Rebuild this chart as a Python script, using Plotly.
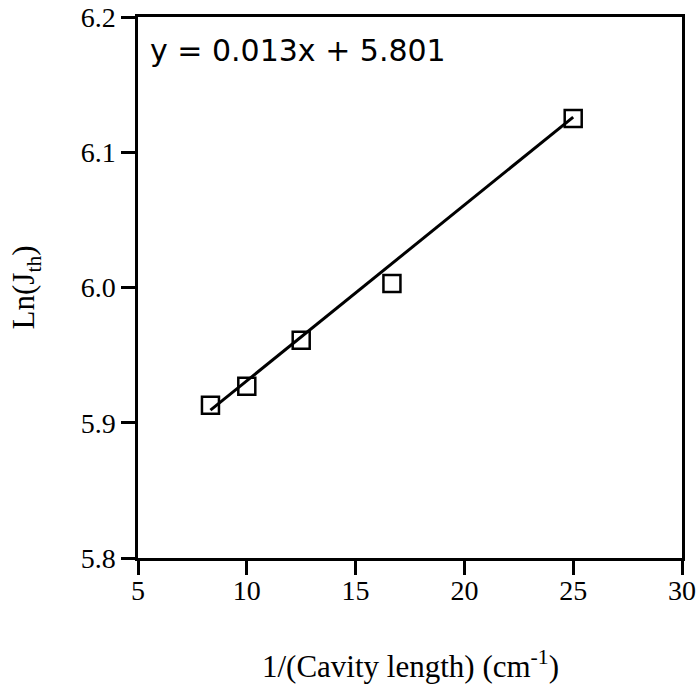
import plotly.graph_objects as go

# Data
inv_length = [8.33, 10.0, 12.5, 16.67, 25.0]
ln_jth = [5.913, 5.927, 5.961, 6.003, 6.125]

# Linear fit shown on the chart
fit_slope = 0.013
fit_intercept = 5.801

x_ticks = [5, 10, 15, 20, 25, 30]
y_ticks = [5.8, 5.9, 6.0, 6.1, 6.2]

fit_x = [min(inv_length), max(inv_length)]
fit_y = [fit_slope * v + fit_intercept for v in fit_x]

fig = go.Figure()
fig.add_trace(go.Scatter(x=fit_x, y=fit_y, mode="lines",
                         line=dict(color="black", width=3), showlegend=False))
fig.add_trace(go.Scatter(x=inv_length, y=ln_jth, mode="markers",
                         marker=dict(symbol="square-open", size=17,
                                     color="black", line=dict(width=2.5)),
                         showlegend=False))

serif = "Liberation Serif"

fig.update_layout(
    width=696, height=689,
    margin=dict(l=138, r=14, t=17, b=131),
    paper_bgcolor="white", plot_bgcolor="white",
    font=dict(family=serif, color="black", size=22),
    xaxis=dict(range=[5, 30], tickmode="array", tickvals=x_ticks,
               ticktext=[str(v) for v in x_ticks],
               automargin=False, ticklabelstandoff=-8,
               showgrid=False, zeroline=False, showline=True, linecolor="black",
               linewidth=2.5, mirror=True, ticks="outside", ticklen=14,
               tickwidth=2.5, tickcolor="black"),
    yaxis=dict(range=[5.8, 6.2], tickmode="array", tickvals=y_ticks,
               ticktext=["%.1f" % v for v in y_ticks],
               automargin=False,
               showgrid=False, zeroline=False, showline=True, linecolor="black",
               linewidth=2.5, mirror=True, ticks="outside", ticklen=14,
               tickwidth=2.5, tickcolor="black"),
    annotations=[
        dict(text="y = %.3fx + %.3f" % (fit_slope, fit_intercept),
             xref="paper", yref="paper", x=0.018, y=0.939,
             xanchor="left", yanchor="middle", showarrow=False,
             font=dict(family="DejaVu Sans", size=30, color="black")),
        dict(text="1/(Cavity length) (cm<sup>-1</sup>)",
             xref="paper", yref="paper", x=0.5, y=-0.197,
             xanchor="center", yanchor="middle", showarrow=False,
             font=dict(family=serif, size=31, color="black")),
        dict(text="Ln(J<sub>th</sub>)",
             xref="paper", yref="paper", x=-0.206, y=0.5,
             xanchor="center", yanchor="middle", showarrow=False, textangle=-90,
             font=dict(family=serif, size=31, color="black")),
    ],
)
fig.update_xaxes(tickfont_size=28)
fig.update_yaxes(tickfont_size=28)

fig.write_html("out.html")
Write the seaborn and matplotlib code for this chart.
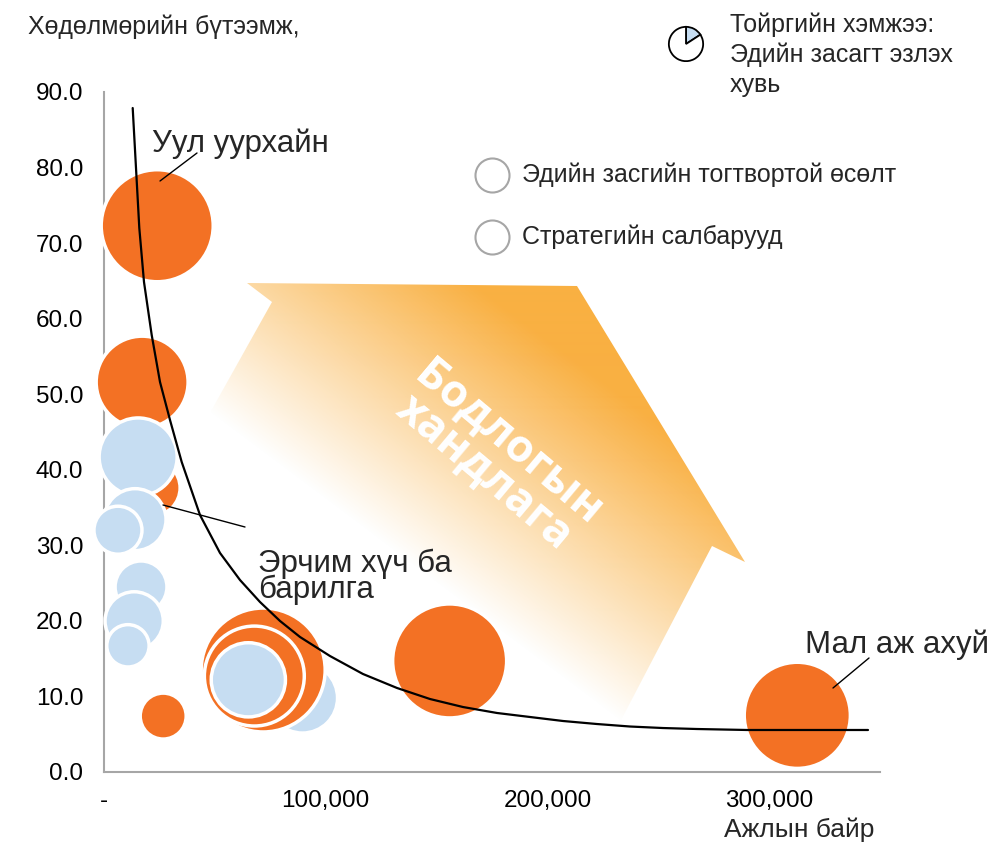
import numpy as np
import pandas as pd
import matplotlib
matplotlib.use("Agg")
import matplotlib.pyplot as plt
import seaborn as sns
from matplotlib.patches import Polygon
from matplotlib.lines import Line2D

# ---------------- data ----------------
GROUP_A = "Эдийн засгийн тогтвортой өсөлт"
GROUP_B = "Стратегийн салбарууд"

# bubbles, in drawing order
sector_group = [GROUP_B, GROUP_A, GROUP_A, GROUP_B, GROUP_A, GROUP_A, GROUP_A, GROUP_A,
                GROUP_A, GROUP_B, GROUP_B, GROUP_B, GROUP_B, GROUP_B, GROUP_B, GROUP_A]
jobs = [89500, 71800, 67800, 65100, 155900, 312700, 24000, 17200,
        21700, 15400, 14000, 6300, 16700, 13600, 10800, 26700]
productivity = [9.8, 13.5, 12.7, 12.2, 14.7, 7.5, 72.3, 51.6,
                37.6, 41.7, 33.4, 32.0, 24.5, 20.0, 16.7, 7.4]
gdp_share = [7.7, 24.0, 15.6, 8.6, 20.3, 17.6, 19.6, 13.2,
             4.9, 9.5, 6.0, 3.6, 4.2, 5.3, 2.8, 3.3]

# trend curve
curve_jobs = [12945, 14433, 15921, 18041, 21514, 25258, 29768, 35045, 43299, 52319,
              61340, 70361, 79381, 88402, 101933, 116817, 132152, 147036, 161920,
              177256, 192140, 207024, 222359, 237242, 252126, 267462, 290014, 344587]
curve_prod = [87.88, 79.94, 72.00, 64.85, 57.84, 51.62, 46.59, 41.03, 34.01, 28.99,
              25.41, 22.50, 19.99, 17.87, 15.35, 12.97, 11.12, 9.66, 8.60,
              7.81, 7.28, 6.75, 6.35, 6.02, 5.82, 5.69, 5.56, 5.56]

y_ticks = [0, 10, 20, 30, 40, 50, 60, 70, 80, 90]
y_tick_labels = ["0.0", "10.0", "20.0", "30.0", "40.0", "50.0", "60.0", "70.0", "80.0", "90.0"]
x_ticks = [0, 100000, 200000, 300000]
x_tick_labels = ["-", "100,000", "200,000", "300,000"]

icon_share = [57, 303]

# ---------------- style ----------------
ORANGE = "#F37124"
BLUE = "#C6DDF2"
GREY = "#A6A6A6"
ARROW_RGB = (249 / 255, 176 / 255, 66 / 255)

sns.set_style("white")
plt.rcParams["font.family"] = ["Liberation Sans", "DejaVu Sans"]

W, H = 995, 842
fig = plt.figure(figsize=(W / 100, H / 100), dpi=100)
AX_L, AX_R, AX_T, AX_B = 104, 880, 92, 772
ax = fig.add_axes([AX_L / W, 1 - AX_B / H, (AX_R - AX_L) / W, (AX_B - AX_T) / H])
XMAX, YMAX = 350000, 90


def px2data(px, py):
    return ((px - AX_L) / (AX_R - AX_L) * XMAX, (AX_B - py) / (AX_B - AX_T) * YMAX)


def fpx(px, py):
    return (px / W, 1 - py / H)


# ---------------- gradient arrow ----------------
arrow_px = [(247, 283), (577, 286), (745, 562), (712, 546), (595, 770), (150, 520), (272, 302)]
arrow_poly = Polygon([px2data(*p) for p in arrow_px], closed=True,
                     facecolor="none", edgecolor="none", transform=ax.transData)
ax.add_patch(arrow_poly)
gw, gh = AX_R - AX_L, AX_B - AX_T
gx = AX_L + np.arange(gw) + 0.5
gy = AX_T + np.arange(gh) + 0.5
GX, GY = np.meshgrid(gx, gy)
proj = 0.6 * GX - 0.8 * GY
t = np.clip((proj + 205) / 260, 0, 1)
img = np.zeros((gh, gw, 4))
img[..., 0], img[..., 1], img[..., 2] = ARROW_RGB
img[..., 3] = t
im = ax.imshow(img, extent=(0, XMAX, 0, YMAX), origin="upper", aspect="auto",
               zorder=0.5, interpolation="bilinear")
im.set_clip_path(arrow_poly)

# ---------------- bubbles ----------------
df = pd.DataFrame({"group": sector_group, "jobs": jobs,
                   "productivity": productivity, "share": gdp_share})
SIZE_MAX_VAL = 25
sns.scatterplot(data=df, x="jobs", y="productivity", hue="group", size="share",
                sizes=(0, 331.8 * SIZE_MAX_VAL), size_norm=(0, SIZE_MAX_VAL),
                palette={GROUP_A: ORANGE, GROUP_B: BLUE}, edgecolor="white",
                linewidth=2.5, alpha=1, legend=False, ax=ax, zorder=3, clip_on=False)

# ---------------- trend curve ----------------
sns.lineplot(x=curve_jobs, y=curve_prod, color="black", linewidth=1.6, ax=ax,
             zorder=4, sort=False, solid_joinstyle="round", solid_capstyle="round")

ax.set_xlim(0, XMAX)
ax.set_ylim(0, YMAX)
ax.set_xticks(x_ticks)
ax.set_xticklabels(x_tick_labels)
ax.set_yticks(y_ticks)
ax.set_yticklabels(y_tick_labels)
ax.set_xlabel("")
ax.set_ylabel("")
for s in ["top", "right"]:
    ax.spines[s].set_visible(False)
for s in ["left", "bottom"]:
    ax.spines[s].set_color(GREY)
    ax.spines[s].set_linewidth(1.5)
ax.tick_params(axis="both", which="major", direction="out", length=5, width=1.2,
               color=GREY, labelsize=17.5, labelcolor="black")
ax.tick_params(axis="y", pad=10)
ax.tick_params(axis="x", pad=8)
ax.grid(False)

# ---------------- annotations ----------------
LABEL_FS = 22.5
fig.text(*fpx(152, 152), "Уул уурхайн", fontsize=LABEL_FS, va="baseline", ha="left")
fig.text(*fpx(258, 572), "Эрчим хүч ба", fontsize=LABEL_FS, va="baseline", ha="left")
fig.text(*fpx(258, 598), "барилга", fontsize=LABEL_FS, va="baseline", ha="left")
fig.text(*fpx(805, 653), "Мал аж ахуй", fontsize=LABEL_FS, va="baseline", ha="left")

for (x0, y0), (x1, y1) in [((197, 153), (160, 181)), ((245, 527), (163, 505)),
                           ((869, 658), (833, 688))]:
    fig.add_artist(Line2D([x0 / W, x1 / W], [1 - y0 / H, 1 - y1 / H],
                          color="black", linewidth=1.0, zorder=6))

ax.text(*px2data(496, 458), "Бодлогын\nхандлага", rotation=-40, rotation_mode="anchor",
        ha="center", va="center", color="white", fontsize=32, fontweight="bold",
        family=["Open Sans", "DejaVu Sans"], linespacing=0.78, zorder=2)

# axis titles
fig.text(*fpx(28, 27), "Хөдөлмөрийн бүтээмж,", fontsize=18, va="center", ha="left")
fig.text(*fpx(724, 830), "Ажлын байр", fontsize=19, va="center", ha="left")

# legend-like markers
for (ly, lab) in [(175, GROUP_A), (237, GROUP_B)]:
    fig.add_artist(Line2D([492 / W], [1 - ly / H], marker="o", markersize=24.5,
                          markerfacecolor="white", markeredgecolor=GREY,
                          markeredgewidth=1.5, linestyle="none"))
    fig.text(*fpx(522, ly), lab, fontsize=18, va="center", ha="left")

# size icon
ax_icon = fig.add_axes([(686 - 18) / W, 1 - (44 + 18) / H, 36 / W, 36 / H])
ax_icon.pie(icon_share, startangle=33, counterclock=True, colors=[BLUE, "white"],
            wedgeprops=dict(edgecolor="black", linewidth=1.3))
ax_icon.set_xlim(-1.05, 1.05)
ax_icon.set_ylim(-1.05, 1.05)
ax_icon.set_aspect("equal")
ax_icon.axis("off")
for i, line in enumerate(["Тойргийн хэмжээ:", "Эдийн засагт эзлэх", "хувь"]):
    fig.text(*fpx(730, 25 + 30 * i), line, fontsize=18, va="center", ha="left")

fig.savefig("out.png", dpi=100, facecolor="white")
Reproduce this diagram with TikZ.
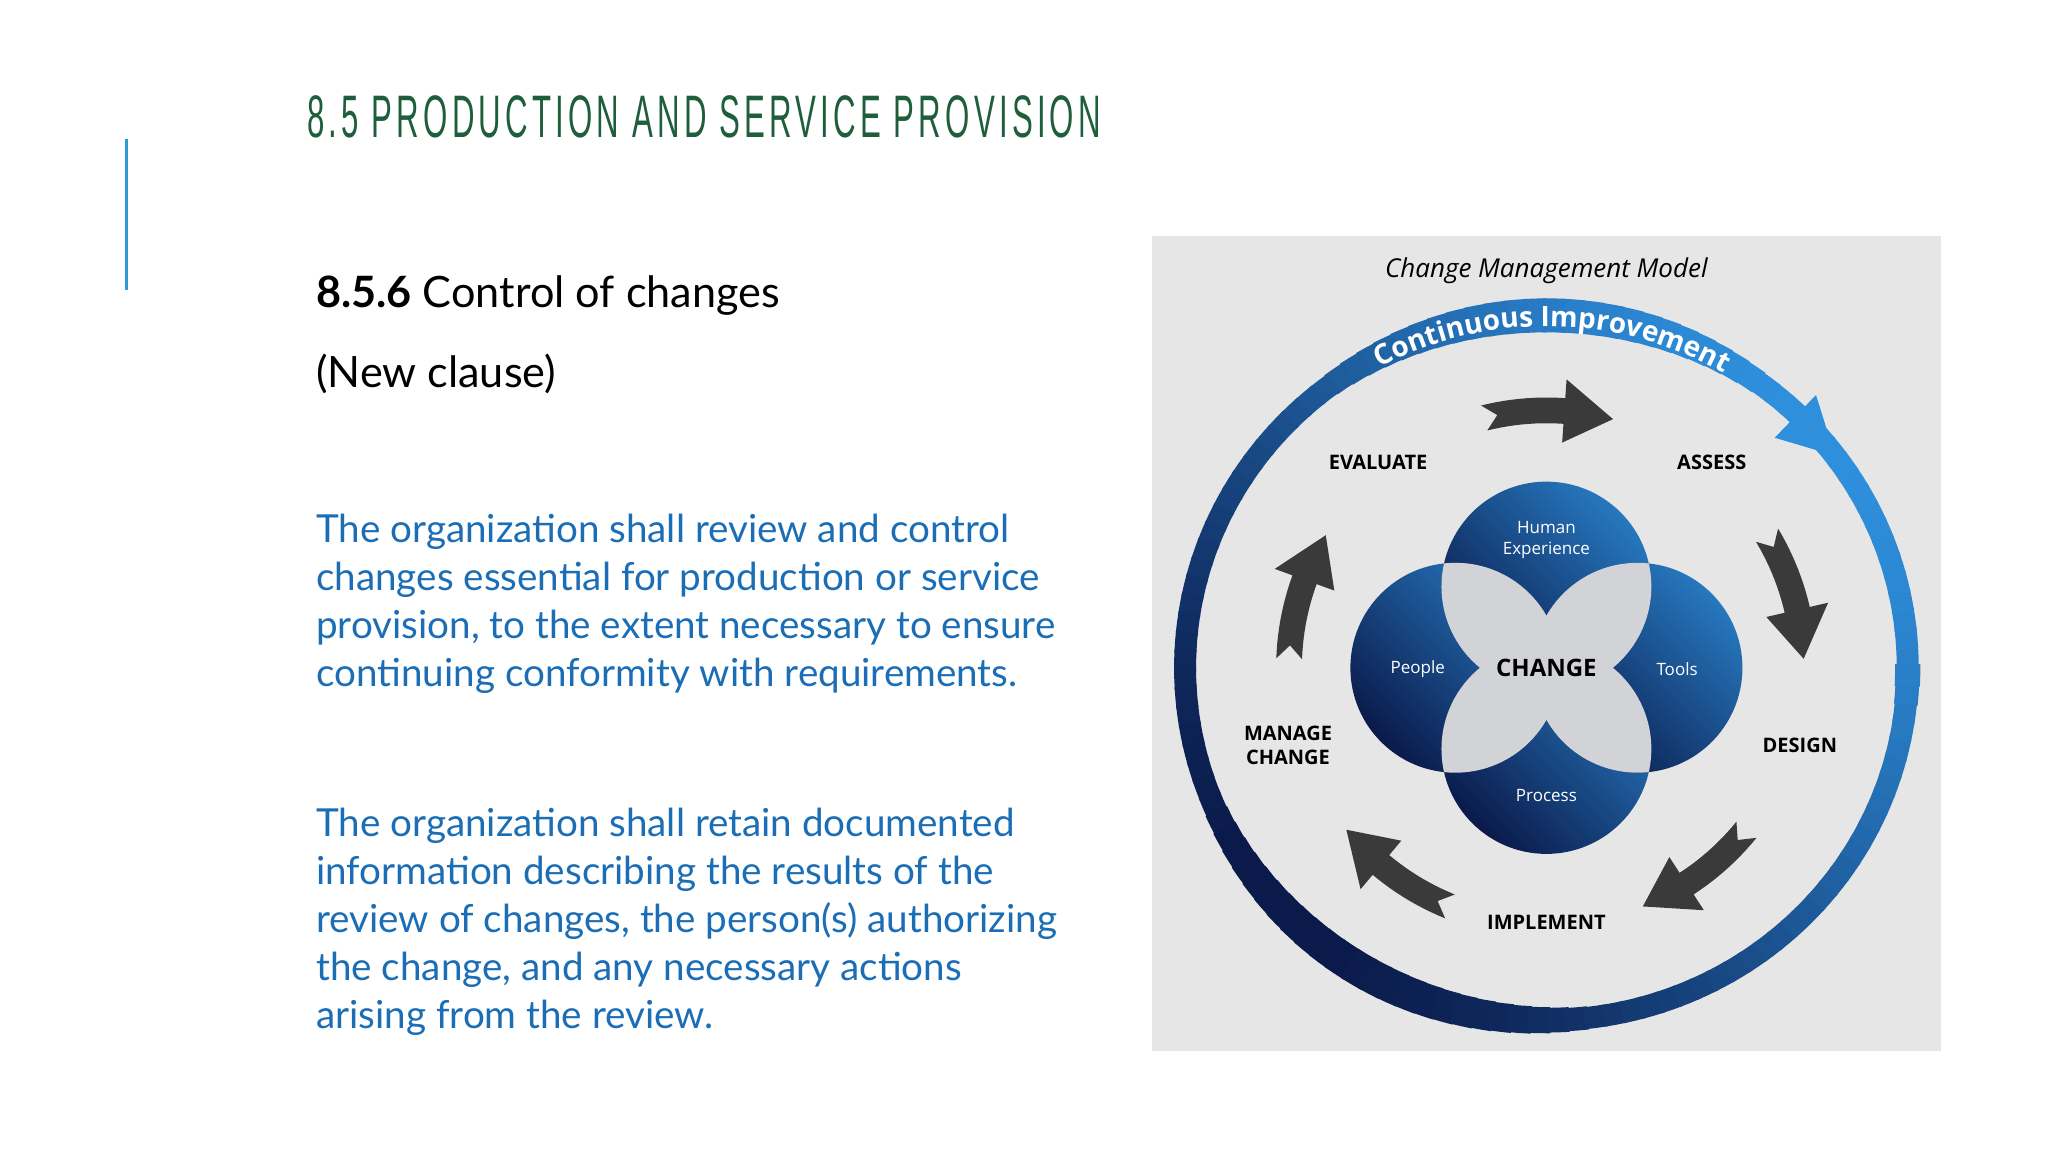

___

- _SET TASK_: Only the count is needed: the number of lines in the data that include the word "chart".

- _ANSWER TO THIS TASK_: 3